The purpose of the just-in-time inventory management model is to lower on-hand inventory volumes and, as a result, reduce stock holding costs and eliminate the risk of deadstock. The Just in time approach is suitable for businesses that are capable of handling shorter production cycles.  


Before adopting the JIT method for inventory control practices, businesses should ensure the following:

  • Suppliers are reliable and will ensure on-time delivery of products. 
  • The business has a clear and thorough understanding of sales cycles and accurately forecasts demands and potential fluctuations. 
  • The order fulfillment system allows receiving customer orders on time.


The fact that the inventory is purchased right before the planned distribution or sale times makes the JIT method risky.



Generally speaking, the consignment approach refers to selling something on someone else’s behalf. During a consignment sale, a wholesaler (consignor) provides stock to a retailer (consignee), but the payment does not follow immediately.
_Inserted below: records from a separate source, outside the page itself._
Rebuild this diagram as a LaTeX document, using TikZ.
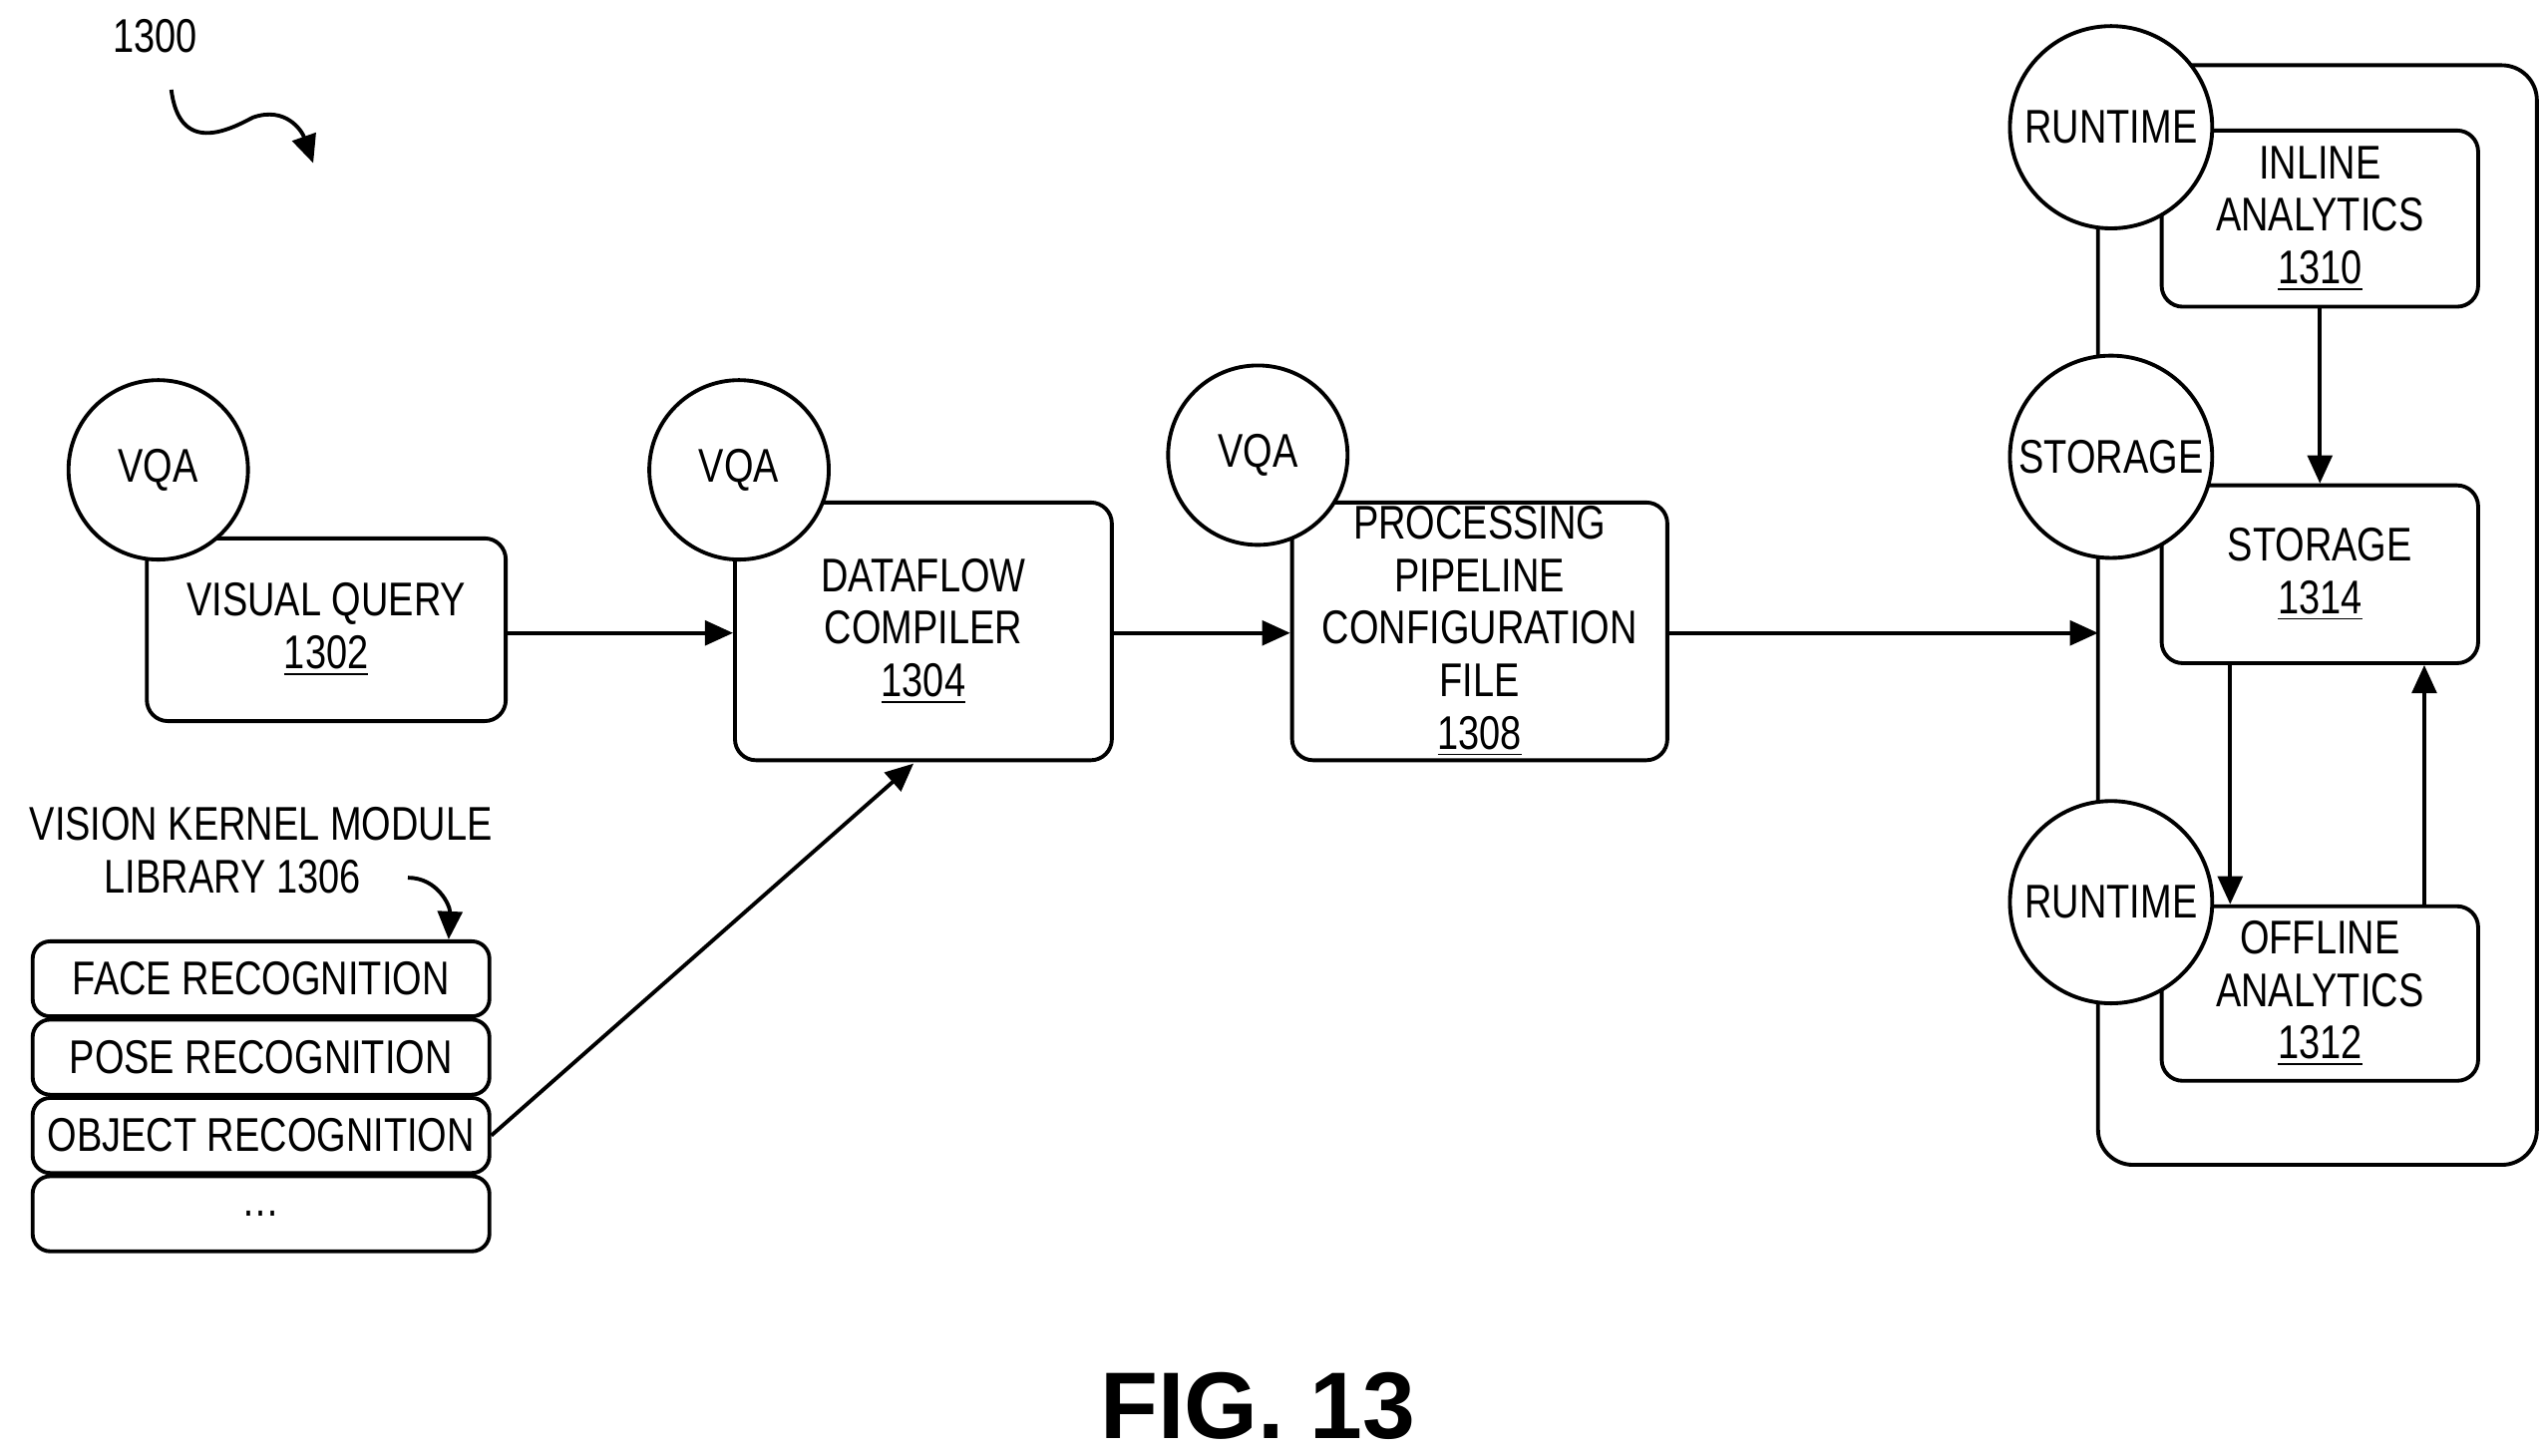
\documentclass[tikz,border=0pt]{standalone}
\usepackage{fontspec}
\setmainfont{Liberation Sans}
\newfontfamily\narrow[FakeStretch=0.8]{Liberation Sans}
\usetikzlibrary{arrows.meta}
\newcommand\pu{0.01636cm}
\tikzset{
  txt/.style={font=\narrow\fontsize{13.5}{15}\selectfont},
  box/.style={txt, draw, rounded corners=6pt, line width=1.1pt, align=center,
      inner sep=0pt},
  bubble/.style={txt, draw, circle, fill=white, line width=1.1pt, inner sep=0pt},
  conn/.style={line width=1.1pt, -{Triangle[length=8pt,width=7pt]}},
}
\begin{document}
\begin{tikzpicture}[x=\pu, y=-\pu]
    \useasboundingbox (0,0) rectangle (1560,892);

    \node [txt] (fig) at (95,22) {1300};
    \coordinate (figtip) at (192,100);
    \draw [conn] (105,55) .. controls (110,95) and (140,80) .. (155,72)
        .. controls (175,65) and (185,80) .. (figtip);

    % left column
    \node [box, minimum width=220*\pu, minimum height=112*\pu] (query)
        at (200,386) {VISUAL QUERY\\\underline{1302}};
    \node [bubble, minimum size=110*\pu] (vqa1) at (97,288) {VQA};

    \node [box, minimum width=231*\pu, minimum height=158*\pu] (compiler)
        at (566,387) {DATAFLOW\\COMPILER\\\underline{1304}};
    \node [bubble, minimum size=110*\pu] (vqa2) at (453,288) {VQA};

    \node [box, minimum width=230*\pu, minimum height=158*\pu] (config)
        at (907,387) {PROCESSING\\PIPELINE\\CONFIGURATION\\FILE\\\underline{1308}};
    \node [bubble, minimum size=110*\pu] (vqa3) at (771,279) {VQA};

    % kernel library
    \node [txt, align=center] (lib) at (160,521)
        {VISION KERNEL MODULE\\LIBRARY 1306\hspace*{1.2em}};
    \foreach \Name/\Y/\Text in {face/600/FACE RECOGNITION, pose/648/POSE RECOGNITION,
        object/696/OBJECT RECOGNITION, more/744/\dots}{
        \node [box, rounded corners=5pt, minimum width=280*\pu, minimum height=46*\pu]
            (\Name) at (160,\Y) {\Text};
      }
    \draw [conn] (250,538) .. controls (268,538) and (276,555) .. (face.north -| 275,0);

    % right system
    \draw [line width=1.1pt, rounded corners=10pt] (1286,40) rectangle (1555,714);
    \node [box, minimum width=194*\pu, minimum height=108*\pu] (inline)
        at (1422,134) {INLINE\\ANALYTICS\\\underline{1310}};
    \node [box, minimum width=194*\pu, minimum height=109*\pu] (storage)
        at (1422,352) {STORAGE\\\underline{1314}};
    \node [box, minimum width=194*\pu, minimum height=107*\pu] (offline)
        at (1422,609) {OFFLINE\\ANALYTICS\\\underline{1312}};
    \node [bubble, minimum size=124*\pu] (run1) at (1294,78) {RUNTIME};
    \node [bubble, minimum size=124*\pu] (stor) at (1294,280) {STORAGE};
    \node [bubble, minimum size=124*\pu] (run2) at (1294,553) {RUNTIME};
    \coordinate (sysin) at (1286,388);

    \draw [conn] (query.east |- 0,388) -- (compiler.west |- 0,388);
    \draw [conn] (compiler.east |- 0,388) -- (config.west |- 0,388);
    \draw [conn] (config.east |- 0,388) -- (sysin);
    \draw [conn] (object.east) -- (560,468);
    \draw [conn] (inline.south) -- (storage.north);
    \draw [conn] (storage.south -| 1367,0) -- (offline.north -| 1367,0);
    \draw [conn] (offline.north -| 1486,0) -- (storage.south -| 1486,0);

    \node [font=\bfseries\fontsize{27}{30}\selectfont] (caption) at (771,862) {FIG. 13};
\end{tikzpicture}
\end{document}
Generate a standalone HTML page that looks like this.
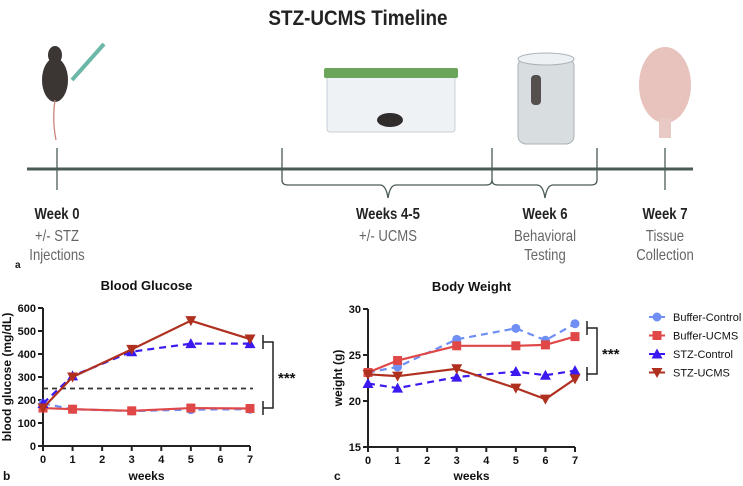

The retailer shows the goods on its shelves and pays back to the wholesaler when the final customer makes the purchase. 


The main terms to consider before entering into consignment sales include the following:


  • Clarifications of return, transportation, and insurance policies.
  • Expected sales commission from the purchase price. 


From the point of view of a retailer, the main advantage of buying on consignment is the reduced inventory risk. A retailer can return the stock to the wholesaler if the stock fails to get sold. This model is also low-cost and low-risk for the retailers since they do not need to purchase the inventory.


The method also has its disadvantages. There is a risk of ending with 0 sales for which security, storage, and other holding costs are made. Moreover, because the stock is under the physical control of a retailer, the financial risks in case of theft or damage are covered by them. 




Each inventory control model has its advantages and disadvantages, and there are no perfect inventory management methods.


Depending on a business’ profile and characteristics of stock, best-suiting inventory control methods differ among companies. When choosing stock management methods, the primary goal should be to reduce costs and increase sales volumes.